§ DATASET SECTION
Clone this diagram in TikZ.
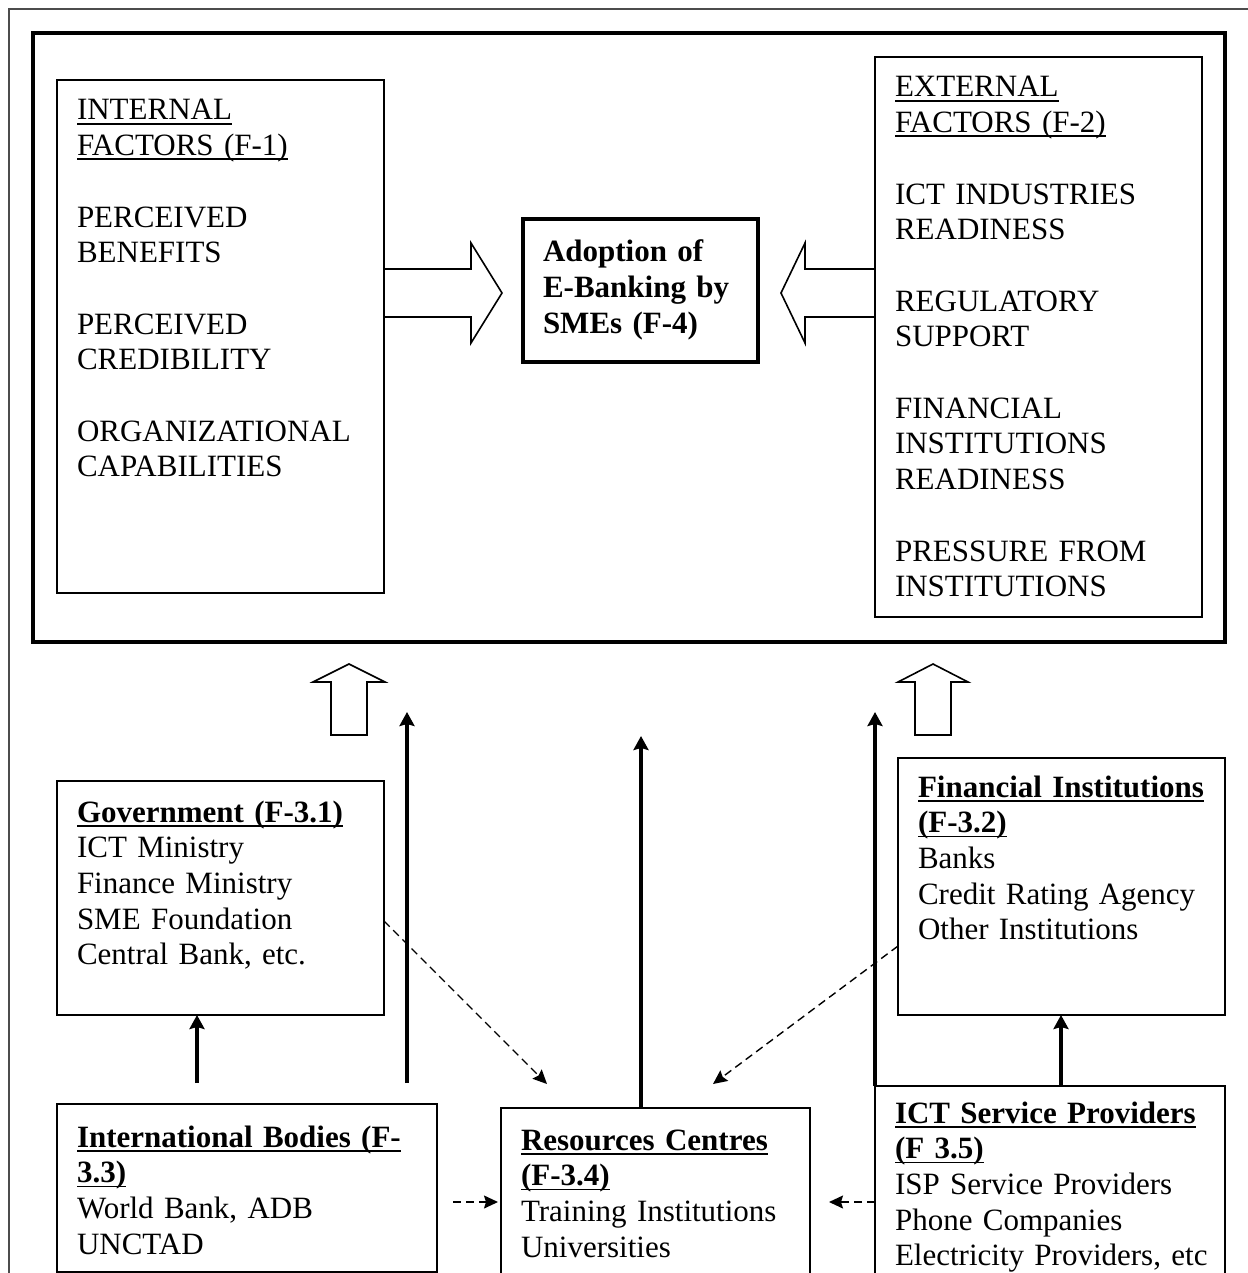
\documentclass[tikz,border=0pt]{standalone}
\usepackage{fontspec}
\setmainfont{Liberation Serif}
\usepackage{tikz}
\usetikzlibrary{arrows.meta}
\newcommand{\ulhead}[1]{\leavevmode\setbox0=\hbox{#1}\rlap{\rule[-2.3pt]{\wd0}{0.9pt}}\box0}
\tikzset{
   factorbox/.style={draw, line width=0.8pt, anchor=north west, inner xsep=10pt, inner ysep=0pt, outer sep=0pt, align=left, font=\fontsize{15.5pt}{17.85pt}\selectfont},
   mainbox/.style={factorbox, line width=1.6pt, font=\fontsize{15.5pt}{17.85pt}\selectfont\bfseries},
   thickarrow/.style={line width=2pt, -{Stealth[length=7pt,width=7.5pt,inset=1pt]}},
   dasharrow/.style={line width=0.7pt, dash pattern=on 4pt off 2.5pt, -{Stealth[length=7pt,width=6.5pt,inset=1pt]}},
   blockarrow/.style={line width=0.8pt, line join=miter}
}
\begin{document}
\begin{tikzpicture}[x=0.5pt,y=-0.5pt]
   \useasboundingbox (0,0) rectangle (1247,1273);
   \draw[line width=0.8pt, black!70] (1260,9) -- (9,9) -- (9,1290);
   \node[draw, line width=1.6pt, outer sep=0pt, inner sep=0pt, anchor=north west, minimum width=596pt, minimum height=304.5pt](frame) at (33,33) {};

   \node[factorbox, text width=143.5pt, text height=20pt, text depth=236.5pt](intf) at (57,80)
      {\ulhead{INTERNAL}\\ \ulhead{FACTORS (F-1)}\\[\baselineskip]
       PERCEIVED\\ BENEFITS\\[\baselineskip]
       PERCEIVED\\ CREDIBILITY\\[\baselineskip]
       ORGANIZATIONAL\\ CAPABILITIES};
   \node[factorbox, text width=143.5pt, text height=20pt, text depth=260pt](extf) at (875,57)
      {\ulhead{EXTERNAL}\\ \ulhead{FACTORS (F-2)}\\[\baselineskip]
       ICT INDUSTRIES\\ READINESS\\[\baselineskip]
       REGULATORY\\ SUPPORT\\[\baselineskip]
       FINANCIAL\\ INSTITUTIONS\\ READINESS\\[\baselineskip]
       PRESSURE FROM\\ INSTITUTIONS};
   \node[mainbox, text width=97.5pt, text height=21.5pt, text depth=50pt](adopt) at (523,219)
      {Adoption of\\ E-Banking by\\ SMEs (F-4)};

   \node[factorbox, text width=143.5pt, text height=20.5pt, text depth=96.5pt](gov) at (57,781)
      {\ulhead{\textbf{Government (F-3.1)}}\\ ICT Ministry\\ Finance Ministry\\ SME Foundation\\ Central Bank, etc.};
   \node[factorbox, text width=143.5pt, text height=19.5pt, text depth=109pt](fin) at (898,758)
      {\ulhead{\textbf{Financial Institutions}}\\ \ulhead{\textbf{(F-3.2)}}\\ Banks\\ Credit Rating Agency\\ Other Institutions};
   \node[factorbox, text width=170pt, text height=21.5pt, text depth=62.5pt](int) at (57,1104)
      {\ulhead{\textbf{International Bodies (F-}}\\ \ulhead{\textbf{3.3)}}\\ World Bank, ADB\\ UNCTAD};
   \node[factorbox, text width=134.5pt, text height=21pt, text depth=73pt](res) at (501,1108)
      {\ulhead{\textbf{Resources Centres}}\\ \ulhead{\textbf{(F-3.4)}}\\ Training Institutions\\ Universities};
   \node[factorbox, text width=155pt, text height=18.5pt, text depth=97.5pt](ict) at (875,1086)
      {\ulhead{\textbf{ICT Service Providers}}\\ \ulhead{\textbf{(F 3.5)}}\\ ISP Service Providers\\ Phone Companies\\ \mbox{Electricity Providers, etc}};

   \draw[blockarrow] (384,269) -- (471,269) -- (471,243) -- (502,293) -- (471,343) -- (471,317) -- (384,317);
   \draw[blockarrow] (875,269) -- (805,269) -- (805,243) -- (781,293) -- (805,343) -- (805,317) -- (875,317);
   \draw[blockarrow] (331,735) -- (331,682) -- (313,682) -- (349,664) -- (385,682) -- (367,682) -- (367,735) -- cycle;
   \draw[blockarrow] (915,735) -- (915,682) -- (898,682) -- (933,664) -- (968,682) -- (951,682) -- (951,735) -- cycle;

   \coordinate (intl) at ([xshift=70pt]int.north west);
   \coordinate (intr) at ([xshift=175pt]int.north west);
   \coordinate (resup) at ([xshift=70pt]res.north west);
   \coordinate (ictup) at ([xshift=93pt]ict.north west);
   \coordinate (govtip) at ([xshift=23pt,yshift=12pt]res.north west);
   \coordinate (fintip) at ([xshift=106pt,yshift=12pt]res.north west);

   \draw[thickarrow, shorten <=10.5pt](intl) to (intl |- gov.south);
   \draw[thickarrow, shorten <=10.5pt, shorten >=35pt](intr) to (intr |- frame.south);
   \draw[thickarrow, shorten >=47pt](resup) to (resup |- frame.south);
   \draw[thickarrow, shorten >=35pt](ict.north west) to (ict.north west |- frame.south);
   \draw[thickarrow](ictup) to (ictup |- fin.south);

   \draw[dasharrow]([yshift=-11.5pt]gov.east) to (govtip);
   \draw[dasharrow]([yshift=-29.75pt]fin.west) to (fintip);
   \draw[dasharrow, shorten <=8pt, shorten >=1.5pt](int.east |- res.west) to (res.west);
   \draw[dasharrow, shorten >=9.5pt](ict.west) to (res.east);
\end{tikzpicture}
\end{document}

§ PROBLEM TO WORK ON
Restate only the lines running from the start of the material above through the line containing "of\\ E-Banking by\\", ends included. No pictures.

§ OUTPUT FOR THIS TASK
Clone this diagram in TikZ.
\documentclass[tikz,border=0pt]{standalone}
\usepackage{fontspec}
\setmainfont{Liberation Serif}
\usepackage{tikz}
\usetikzlibrary{arrows.meta}
\newcommand{\ulhead}[1]{\leavevmode\setbox0=\hbox{#1}\rlap{\rule[-2.3pt]{\wd0}{0.9pt}}\box0}
\tikzset{
   factorbox/.style={draw, line width=0.8pt, anchor=north west, inner xsep=10pt, inner ysep=0pt, outer sep=0pt, align=left, font=\fontsize{15.5pt}{17.85pt}\selectfont},
   mainbox/.style={factorbox, line width=1.6pt, font=\fontsize{15.5pt}{17.85pt}\selectfont\bfseries},
   thickarrow/.style={line width=2pt, -{Stealth[length=7pt,width=7.5pt,inset=1pt]}},
   dasharrow/.style={line width=0.7pt, dash pattern=on 4pt off 2.5pt, -{Stealth[length=7pt,width=6.5pt,inset=1pt]}},
   blockarrow/.style={line width=0.8pt, line join=miter}
}
\begin{document}
\begin{tikzpicture}[x=0.5pt,y=-0.5pt]
   \useasboundingbox (0,0) rectangle (1247,1273);
   \draw[line width=0.8pt, black!70] (1260,9) -- (9,9) -- (9,1290);
   \node[draw, line width=1.6pt, outer sep=0pt, inner sep=0pt, anchor=north west, minimum width=596pt, minimum height=304.5pt](frame) at (33,33) {};

   \node[factorbox, text width=143.5pt, text height=20pt, text depth=236.5pt](intf) at (57,80)
      {\ulhead{INTERNAL}\\ \ulhead{FACTORS (F-1)}\\[\baselineskip]
       PERCEIVED\\ BENEFITS\\[\baselineskip]
       PERCEIVED\\ CREDIBILITY\\[\baselineskip]
       ORGANIZATIONAL\\ CAPABILITIES};
   \node[factorbox, text width=143.5pt, text height=20pt, text depth=260pt](extf) at (875,57)
      {\ulhead{EXTERNAL}\\ \ulhead{FACTORS (F-2)}\\[\baselineskip]
       ICT INDUSTRIES\\ READINESS\\[\baselineskip]
       REGULATORY\\ SUPPORT\\[\baselineskip]
       FINANCIAL\\ INSTITUTIONS\\ READINESS\\[\baselineskip]
       PRESSURE FROM\\ INSTITUTIONS};
   \node[mainbox, text width=97.5pt, text height=21.5pt, text depth=50pt](adopt) at (523,219)
      {Adoption of\\ E-Banking by\\ SMEs (F-4)};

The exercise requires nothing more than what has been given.